- Irene's Work & Holiday main poster
- Hangul: 아이린의 워크 & 홀리데이
- RR: Airinui wokeu & hollidei
- MR: Airinŭi wŏk'ŭ & hollidei
- Genre: Reality show
- Directed by: Jin Sun-mi
- Starring: Irene
- Original language: Korean
- No. of episodes: 8

Production
- Production company: SM C&C Studio

Original release
- Network: Seezn; Sig;
- Release: August 4, 2022

= Irene's Work & Holiday =

2022 South Korean reality web series

Irene's Work & Holiday (아이린의 워크&홀리데이) is a South Korean reality web series starring Irene. Produced by SM C&C Studio and directed by Jin Sun-mi, the reality show was broadcast on Seezn and Sig started on August 4, 2022, and was shown every Thursday and Friday. It served as Irene's first solo reality show that featured her life as a Red Velvet member, her daily life, and going on a vacation with her staffs.

== Production and synopsis ==
On July 25, 2022, the production of Irene's Work and Holiday with SM C&C Studio, directed by Jin Sun-mi, was announced along with the release of a concept poster. The reality show started on August 4 through Seezn Original and Sig broadcasts and featured Red Velvet member Irene. It will be her first solo reality show through over-the-top (OTT) media service, Seezn, and will showcase Irene as a group member and Bae Joo-hyun, a human being who went on vacation with friends from the beginning of her debut. By July 28, the main poster for the show was released featuring her two daily lives. The show was released every Thursday and Friday at 6:00 PM KST (UTC+09:00) starting from August 4 through the OTT.
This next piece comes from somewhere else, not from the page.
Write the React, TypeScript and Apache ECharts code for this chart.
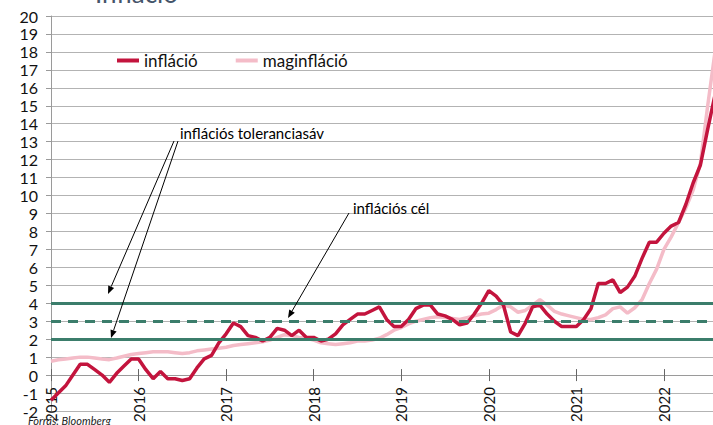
import React, { useEffect, useRef } from "react";
import * as echarts from "echarts";

const years = [2015, 2016, 2017, 2018, 2019, 2020, 2021, 2022];
const monthNames = ["01", "02", "03", "04", "05", "06", "07", "08", "09", "10", "11", "12"];
const lastYearMonths = 8;

const categories: string[] = [];
years.forEach((y, yi) => {
  const n = yi === years.length - 1 ? lastYearMonths : 12;
  for (let m = 0; m < n; m++) categories.push(`${y}-${monthNames[m]}`);
});

// infláció (%), monthly
const inflacio = [
  -1.4, -1.0, -0.6, 0.0, 0.6, 0.6, 0.3, 0.0, -0.4, 0.1, 0.5, 0.9,
  0.9, 0.3, -0.2, 0.2, -0.2, -0.2, -0.3, -0.2, 0.4, 0.9, 1.1, 1.8,
  2.3, 2.9, 2.7, 2.2, 2.1, 1.9, 2.1, 2.6, 2.5, 2.2, 2.5, 2.1,
  2.1, 1.9, 2.0, 2.3, 2.8, 3.1, 3.4, 3.4, 3.6, 3.8, 3.1, 2.7,
  2.7, 3.1, 3.7, 3.9, 3.9, 3.4, 3.3, 3.1, 2.8, 2.9, 3.4, 4.0,
  4.7, 4.4, 3.9, 2.4, 2.2, 2.9, 3.8, 3.9, 3.4, 3.0, 2.7, 2.7,
  2.7, 3.1, 3.7, 5.1, 5.1, 5.3, 4.6, 4.9, 5.5, 6.5, 7.4, 7.4,
  7.9, 8.3, 8.5, 9.5, 10.7, 11.7, 13.7, 15.6,
];

// maginfláció (%), monthly
const maginflacio = [
  0.77, 0.85, 0.9, 0.95, 1.0, 1.0, 0.95, 0.9, 0.86, 0.95, 1.05, 1.15,
  1.2, 1.25, 1.3, 1.3, 1.3, 1.25, 1.2, 1.25, 1.35, 1.4, 1.45, 1.5,
  1.55, 1.65, 1.7, 1.75, 1.8, 1.85, 1.95, 2.1, 2.25, 2.2, 2.1, 2.05,
  1.95, 1.8, 1.75, 1.7, 1.75, 1.8, 1.9, 1.9, 1.95, 2.05, 2.25, 2.5,
  2.65, 2.85, 3.0, 3.1, 3.2, 3.25, 3.2, 3.15, 3.1, 3.2, 3.3, 3.4,
  3.45, 3.65, 3.9, 3.8, 3.5, 3.6, 3.9, 4.2, 3.9, 3.55, 3.4, 3.3,
  3.2, 3.1, 3.1, 3.2, 3.35, 3.7, 3.8, 3.45, 3.75, 4.2, 5.1, 5.9,
  7.0, 7.7, 8.5, 9.3, 10.3, 11.8, 15.0, 18.0,
];

// inflációs cél és toleranciasáv
const targetValue = 3;
const toleranceBand = [2, 4];

// y axis range
const yMin = -2;
const yMax = 20;

const W = 713;
const H = 425;
const GRID_TOP = 16;
const GRID_BOTTOM = 14;
const plotH = H - GRID_TOP - GRID_BOTTOM;
const zeroY = GRID_TOP + (plotH * yMax) / (yMax - yMin);
const bottomOffset = zeroY - (H - GRID_BOTTOM); // negative: move axis up to value 0
const topOffset = -(zeroY - GRID_TOP); // negative: move top axis down to value 0

const FONT = "Lato, 'Noto Sans', sans-serif";
const GREEN = "#3b7d6b";
const RED = "#c3143d";
const PINK = "#f4bcc8";

function arrow(x1: number, y1: number, x2: number, y2: number) {
  const dx = x2 - x1;
  const dy = y2 - y1;
  const len = Math.hypot(dx, dy);
  const ux = dx / len;
  const uy = dy / len;
  const hl = 8;
  const hw = 3.2;
  const bx = x2 - ux * hl;
  const by = y2 - uy * hl;
  return [
    {
      type: "line",
      z: 100,
      shape: { x1, y1, x2: bx, y2: by },
      style: { stroke: "#000", lineWidth: 1 },
    },
    {
      type: "polygon",
      z: 100,
      shape: {
        points: [
          [x2, y2],
          [bx - uy * hw, by + ux * hw],
          [bx + uy * hw, by - ux * hw],
        ],
      },
      style: { fill: "#000" },
    },
  ];
}

export default function App() {
  const ref = useRef<HTMLDivElement>(null);

  useEffect(() => {
    if (!ref.current) return;
    const chart = echarts.init(ref.current, null, { renderer: "svg" });
    const option: any = {
      animation: false,
      backgroundColor: "#fff",
      textStyle: { fontFamily: FONT },
      grid: {
        left: 51,
        right: -2,
        top: GRID_TOP,
        bottom: GRID_BOTTOM,
        containLabel: false,
        outerBoundsMode: "none",
      },
      legend: {
        data: ["infláció", "maginfláció"],
        left: 117,
        top: 52,
        padding: 0,
        icon: "rect",
        itemWidth: 22,
        itemHeight: 4,
        itemGap: 38,
        textStyle: { fontSize: 17, color: "#111", fontFamily: FONT },
      },
      xAxis: [
        {
          type: "category",
          position: "bottom",
          offset: bottomOffset,
          data: categories,
          boundaryGap: false,
          axisLine: { onZero: false, lineStyle: { color: "#9a9a9a", width: 1 } },
          axisTick: { show: true, interval: 11, length: 6, lineStyle: { color: "#666" } },
          axisLabel: {
            interval: 11,
            rotate: 90,
            margin: 12,
            fontSize: 15,
            color: "#111",
            fontFamily: FONT,
            formatter: (v: string) => v.slice(0, 4),
          },
          splitLine: { show: false },
        },
        {
          type: "category",
          position: "top",
          offset: topOffset,
          data: categories,
          boundaryGap: false,
          axisLine: { show: false, onZero: false },
          axisTick: { show: true, interval: 11, length: 6, lineStyle: { color: "#666" } },
          axisLabel: { show: false },
          splitLine: { show: false },
        },
      ],
      yAxis: {
        type: "value",
        min: yMin,
        max: yMax,
        interval: 1,
        axisLine: { show: true, lineStyle: { color: "#9a9a9a" } },
        axisTick: { show: true, length: 5, lineStyle: { color: "#9a9a9a" } },
        axisLabel: { fontSize: 16, color: "#111", margin: 13, fontFamily: FONT },
        splitLine: { show: true, lineStyle: { color: "#b3b3b3", width: 1 } },
      },
      series: [
        {
          name: "band",
          type: "line",
          data: [],
          z: 1,
          silent: true,
          markLine: {
            silent: true,
            symbol: "none",
            label: { show: false },
            emphasis: { disabled: true },
            data: [
              { yAxis: toleranceBand[1], lineStyle: { color: GREEN, width: 3, type: "solid" } },
              { yAxis: targetValue, lineStyle: { color: GREEN, width: 3, type: [10, 7] } },
              { yAxis: toleranceBand[0], lineStyle: { color: GREEN, width: 3, type: "solid" } },
            ],
          },
        },
        {
          name: "maginfláció",
          type: "line",
          data: maginflacio,
          showSymbol: false,
          symbol: "none",
          z: 2,
          lineStyle: { color: PINK, width: 3.5 },
          itemStyle: { color: PINK },
        },
        {
          name: "infláció",
          type: "line",
          data: inflacio,
          showSymbol: false,
          symbol: "none",
          z: 3,
          lineStyle: { color: RED, width: 3.5 },
          itemStyle: { color: RED },
        },
      ],
      graphic: [
        {
          type: "text",
          left: 95,
          top: -20,
          z: 100,
          style: { text: "Infláció", fontSize: 26, fill: "#44546a", fontFamily: FONT },
        },
        {
          type: "text",
          x: 180,
          y: 133,
          z: 100,
          style: {
            text: "inflációs toleranciasáv",
            fontSize: 15,
            fill: "#000",
            fontFamily: FONT,
            verticalAlign: "middle",
          },
        },
        {
          type: "text",
          x: 353,
          y: 208,
          z: 100,
          style: {
            text: "inflációs cél",
            fontSize: 15,
            fill: "#000",
            fontFamily: FONT,
            verticalAlign: "middle",
          },
        },
        ...arrow(174, 141, 108, 294),
        ...arrow(178, 141, 111, 338),
        ...arrow(349, 213, 288, 318),
        {
          type: "text",
          x: 28,
          y: 420,
          z: 100,
          style: {
            text: "Forrás: Bloomberg",
            fontSize: 11,
            fontStyle: "italic",
            fill: "#222",
            fontFamily: FONT,
            verticalAlign: "middle",
          },
        },
      ],
    };
    chart.setOption(option);
    return () => chart.dispose();
  }, []);

  return (
    <div
      ref={ref}
      style={{ position: "absolute", left: 0, top: 0, width: W, height: H, overflow: "hidden" }}
    />
  );
}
On July 29, the main teaser for the show was released which demonstrated her thorough checking of the stage set before the group's performance, practicing the choreography in her spare time, and spending her holiday trip. The production team stated to anticipate Irene's "comfortable and unpretentious" appearance on vacation with her staffs, who had been with her schedules and daily life for almost seven to eight years since her debut. Additionally, they added that they captured singer Irene's backstage and human Bae Joo-hyun's "unexpected" turn-off time up-close while meeting her two sides at the same time. The show was also set to deliver Irene's "honest" passion and sincerity for her daily life and work. Moreover, it was set to unfold Irene's professional daily life in her way, the new aspects of her travels, and her appearance that she has never shown before.

== Episodes ==

| No. | Title | Original release date |
|---|---|---|
| 1 | "IRENE's Work&Holiday EP.01" | August 4, 2022 |
| 2 | "IRENE's Work&Holiday EP.02" | August 5, 2022 |
| 3 | "IRENE's Work&Holiday EP.03" | August 11, 2022 |
| 4 | "IRENE's Work&Holiday EP.04" | August 12, 2022 |
| 5 | "IRENE's Work&Holiday EP.05" | August 18, 2022 |
| 6 | "IRENE's Work&Holiday EP.06" | August 19, 2022 |
| 7 | "IRENE's Work&Holiday EP.07" | August 25, 2022 |
| 8 | "IRENE's Work&Holiday EP.08" | August 26, 2022 |

== Reception ==
Stock prices of SM Culture & Contents (SM C&C) increased as its trading volume soared. At 12:24 PM KST (UTC+09:00) on August 3, 2022, SM C&C's trading volume was 4.41,220 shares by 1175.22% from 374,503 shares the previous day. The rise in stock prices was believed to reflect anticipations for Irene's Work & Holiday reality show, produced by SM C&C Studio.